## Exercise requirements
Copy each line of the records that contains the word "this".
------------
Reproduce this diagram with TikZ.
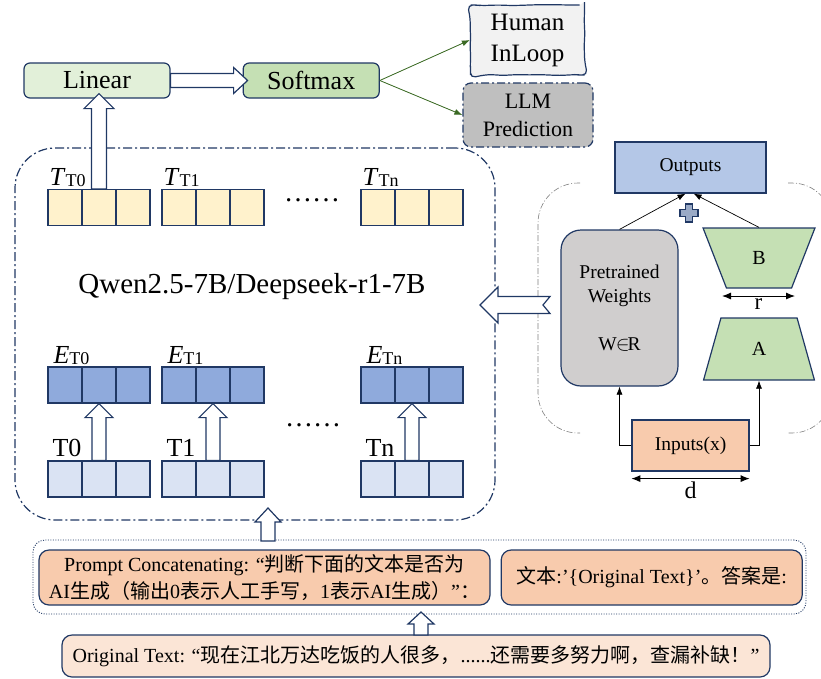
\documentclass[tikz,border=0pt]{standalone}
\usepackage{fontspec}
\setmainfont{Liberation Serif}
\newfontfamily\cjk{Noto Sans CJK SC}
\usepackage{tikz}
\usetikzlibrary{arrows,arrows.meta}
\usetikzlibrary{positioning,calc,shapes.geometric,decorations.pathmorphing}

\definecolor{navy}{HTML}{203864}
\definecolor{paleGreen}{HTML}{E2F0D9}
\definecolor{midGreen}{HTML}{C5E0B4}
\definecolor{darkGreen}{HTML}{3B6A24}
\definecolor{paleGrey}{HTML}{F2F2F2}
\definecolor{midGrey}{HTML}{BFBFBF}
\definecolor{weightGrey}{HTML}{D0CECE}
\definecolor{cellYellow}{HTML}{FFF2CC}
\definecolor{cellBlue}{HTML}{8FAADC}
\definecolor{cellPale}{HTML}{DAE3F3}
\definecolor{outBlue}{HTML}{B4C7E7}
\definecolor{peach}{HTML}{F8CBAD}
\definecolor{palePeach}{HTML}{FBE5D6}
\definecolor{plusBlue}{HTML}{9AAAC6}

\newcommand{\fsz}[1]{\fontsize{#1}{#1}\selectfont}
% hollow block arrow: [notch]{from}{to}{half shaft}{half head}{head length}
\newcommand{\fatarrow}[6][0pt]{%
  \coordinate (fa-n) at ($(#3)!#6!(#2)$);
  \draw[fat arrow] ($(#2)!#4!90:(#3)$) -- ($(fa-n)!#4!-90:(#2)$) -- ($(fa-n)!#5!-90:(#2)$)
    -- (#3) -- ($(fa-n)!#5!90:(#2)$) -- ($(fa-n)!#4!90:(#2)$) -- ($(#2)!#4!-90:(#3)$)
    -- ($(#2)!#1!(#3)$) -- cycle;}

\begin{document}
\begin{tikzpicture}[>={Latex[length=8pt,width=6pt]},x=1pt,y=-1pt,
    every node/.style={inner sep=0pt},
    round box/.style={draw=navy,line width=1.2pt,rounded corners=6pt,align=center},
    cell/.style={draw=navy,line width=1.2pt,minimum width=34pt,minimum height=36pt},
    fat arrow/.style={draw=navy,fill=white,line width=1.2pt,line join=miter},
    green arrow/.style={->,draw=darkGreen,fill=darkGreen,line width=0.8pt},
    thin arrow/.style={->,line width=0.7pt},
    dim arrow/.style={{Latex[length=9pt,width=7pt]}-{Latex[length=9pt,width=7pt]},line width=0.9pt},
    lora box/.style={trapezium,trapezium stretches=true,draw=navy,line width=1.2pt,
                     fill=midGreen,font=\fsz{20}},
    panel line/.style={draw=gray,line width=0.6pt,dash pattern=on 6pt off 2pt on 1pt off 2pt}]

  \useasboundingbox (0,0) rectangle (821,678);

  % output head
  \node[round box,fill=paleGreen,minimum width=146pt,minimum height=35pt,font=\fsz{26}]
    (linear) at (97,80.5) {Linear};
  \node[round box,fill=midGreen,minimum width=136pt,minimum height=35pt,font=\fsz{26}]
    (softmax) [right=72pt of linear] {Softmax};
  \pgfmathsetseed{11}
  \node[round box,fill=paleGrey,minimum width=114pt,minimum height=70pt,
        font={\fontsize{25}{31}\selectfont},rounded corners=5pt,decorate,
        decoration={random steps,segment length=9pt,amplitude=0.6pt}]
    (human) at (527.5,40) {Human\\InLoop};
  \node[round box,fill=midGrey,minimum width=130pt,minimum height=64pt,
        font={\fontsize{22}{28}\selectfont},rounded corners=8pt,
        dash pattern=on 8pt off 3pt on 2pt off 3pt]
    (llmpred) at (528,115) {LLM\\Prediction};
  \draw[green arrow] (softmax.east) -- (human.west);
  \draw[green arrow] (softmax.east) -- (llmpred.west);

  % language model
  \node[draw=navy,line width=1.2pt,rounded corners=40pt,minimum width=480pt,minimum height=372pt,
        dash pattern=on 9pt off 3pt on 2pt off 3pt]
    (llm) at (255,334) {};
  \node[font=\fsz{29}] (qwen) at (252,287) {Qwen2.5-7B/Deepseek-r1-7B};

  \foreach \g/\gx in {0/48,1/162,n/361} {
    \foreach \c in {0,1,2} {
      \node[cell,fill=cellYellow] (top\g\c) at (\gx+17+\c*34,207.5) {};
      \node[cell,fill=cellBlue] (emb\g\c) at (\gx+17+\c*34,385) {};
      \node[cell,fill=cellPale] (tok\g\c) at (\gx+17+\c*34,479) {};
    }
    \node[anchor=base west] at ([xshift=2pt,yshift=3pt]top\g0.north west)
      {\fsz{26}\textit{T}\raisebox{-1pt}{\fsz{18}T\g}};
    \node[anchor=base west] at ([xshift=6pt,yshift=3pt]emb\g0.north west)
      {\fsz{26}\textit{E}\raisebox{-1pt}{\fsz{18}T\g}};
    \node[anchor=base west] at ([xshift=5pt,yshift=4pt]tok\g0.north west)
      {\fsz{26}T\g};
    \fatarrow{tok\g1.north}{emb\g1.south}{7pt}{14pt}{14pt}
  }
  \node[font=\fsz{28}] (dots1) at (312,200) {……};
  \node[font=\fsz{28}] (dots2) at (313,425) {……};

  \coordinate (lin-in) at ([yshift=5pt]top01.north |- linear.south);
  \fatarrow{top01.north}{lin-in}{7.5pt}{15pt}{15pt}
  \coordinate (soft-in) at ([xshift=5pt]softmax.west);
  \fatarrow{linear.east}{soft-in}{7pt}{13pt}{14pt}

  % LoRA panel
  \draw[panel line,rounded corners=40pt] (580,183) -- (538,183) -- (538,433) -- (580,433);
  \draw[panel line,rounded corners=40pt] (788,183) -- (832,183) -- (832,433) -- (788,433);
  \node[draw=navy,line width=1.2pt,fill=outBlue,minimum width=151pt,minimum height=51pt,font=\fsz{19.5}]
    (outputs) at (690.5,167.5) {Outputs};
  \node[round box,fill=weightGrey,rounded corners=20pt,minimum width=117pt,minimum height=156pt,
        font={\fontsize{19.5}{24}\selectfont}]
    (pw) at (619.5,308) {Pretrained\\Weights\\[24pt]W\kern-1pt$\in$\kern-2pt R};
  \node[lora box,shape border rotate=180,trapezium left angle=70,trapezium right angle=70,
        minimum width=112pt,minimum height=60pt]
    (lorab) at (759,258) {B};
  \node[lora box,trapezium left angle=76,trapezium right angle=76,
        minimum width=111pt,minimum height=62pt]
    (loraa) at (759,349) {A};
  \node[draw=navy,line width=1.2pt,fill=peach,minimum width=117pt,minimum height=51pt,font=\fsz{19.5}]
    (inputs) at (690.5,445.5) {Inputs(x)};
  \draw[navy,line width=1.2pt,fill=plusBlue,shift={(689,213)}]
    (-3.5,-9) -- (3.5,-9) -- (3.5,-3.5) -- (9,-3.5) -- (9,3.5) -- (3.5,3.5) -- (3.5,9)
    -- (-3.5,9) -- (-3.5,3.5) -- (-9,3.5) -- (-9,-3.5) -- (-3.5,-3.5) -- cycle;
  \draw[thin arrow] (pw.north) -- ($(outputs.south)+(-5,0)$);
  \draw[thin arrow] (lorab.north) -- ($(outputs.south)+(3,0)$);
  \draw[thin arrow] (inputs.west) -| (pw.south);
  \draw[thin arrow] (inputs.east) -| (loraa.south);
  \coordinate (r-l) at (722,296);
  \coordinate (r-r) at (795,296);
  \draw[dim arrow] (r-l) -- (r-r) node[midway,below=2pt,font=\fsz{23}] {r};
  \draw[dim arrow] ([yshift=-7pt]inputs.south west) -- ([yshift=-7pt]inputs.south east)
    node[midway,below=3pt,font=\fsz{24}] {d};
  \coordinate (panel-out) at (550,305);
  \coordinate (llm-in) at (480,305);
  \fatarrow[7pt]{panel-out}{llm-in}{8.5pt}{18pt}{18pt}

  % prompt
  \node[draw=navy,line width=0.9pt,rounded corners=12pt,minimum width=773pt,minimum height=74pt,
        dash pattern=on 1pt off 1.5pt]
    (concat) at (419.5,577) {};
  \node[round box,fill=peach,rounded corners=10pt,minimum width=451pt,minimum height=55pt,
        font={\fontsize{20}{27}\selectfont}]
    (prompt) at (264.5,577.5)
    {Prompt Concatenating: “{\cjk 判断下面的文本是否为}\\AI{\cjk 生成（输出}0{\cjk 表示人工手写，}1{\cjk 表示}AI{\cjk 生成）}”{\cjk ：}};
  \node[round box,fill=peach,rounded corners=10pt,minimum width=301pt,minimum height=55pt,font=\fsz{20}]
    (answer) [right=10pt of prompt] {{\cjk 文本}:’\{Original Text\}’{\cjk 。答案是}:};
  \node[round box,fill=palePeach,rounded corners=10pt,minimum width=708pt,minimum height=42pt,font=\fsz{20}]
    (orig) at (416,656)
    {Original Text: “{\cjk 现在江北万达吃饭的人很多，}......{\cjk 还需要多努力啊，查漏补缺！}”};
  \coordinate (up1) at (268,541);
  \coordinate (up1-tip) at (268,508);
  \fatarrow{up1}{up1-tip}{7pt}{13pt}{14pt}
  \coordinate (up2) at (421,635);
  \coordinate (up2-tip) at (421,612);
  \fatarrow{up2}{up2-tip}{7pt}{13pt}{12pt}
\end{tikzpicture}
\end{document}
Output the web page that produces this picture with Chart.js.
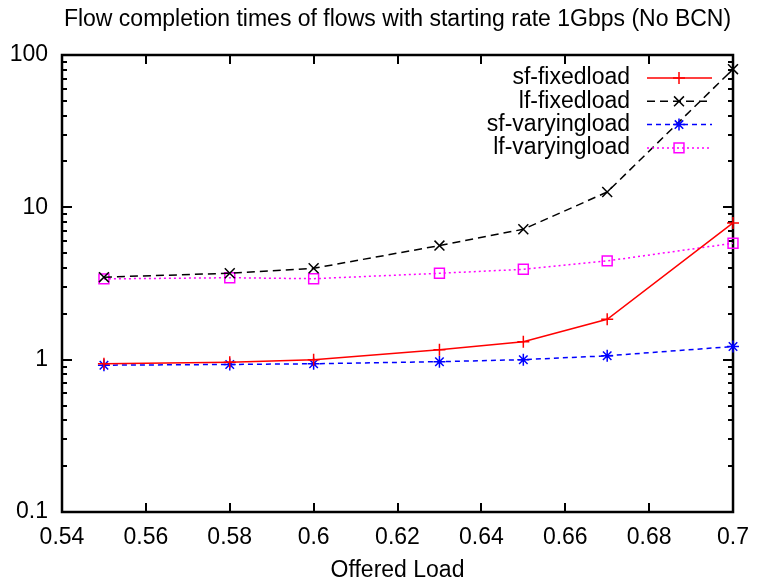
------------
## Result of the task
Reproduce this diagram with TikZ.
Output the web page that produces this picture with Chart.js.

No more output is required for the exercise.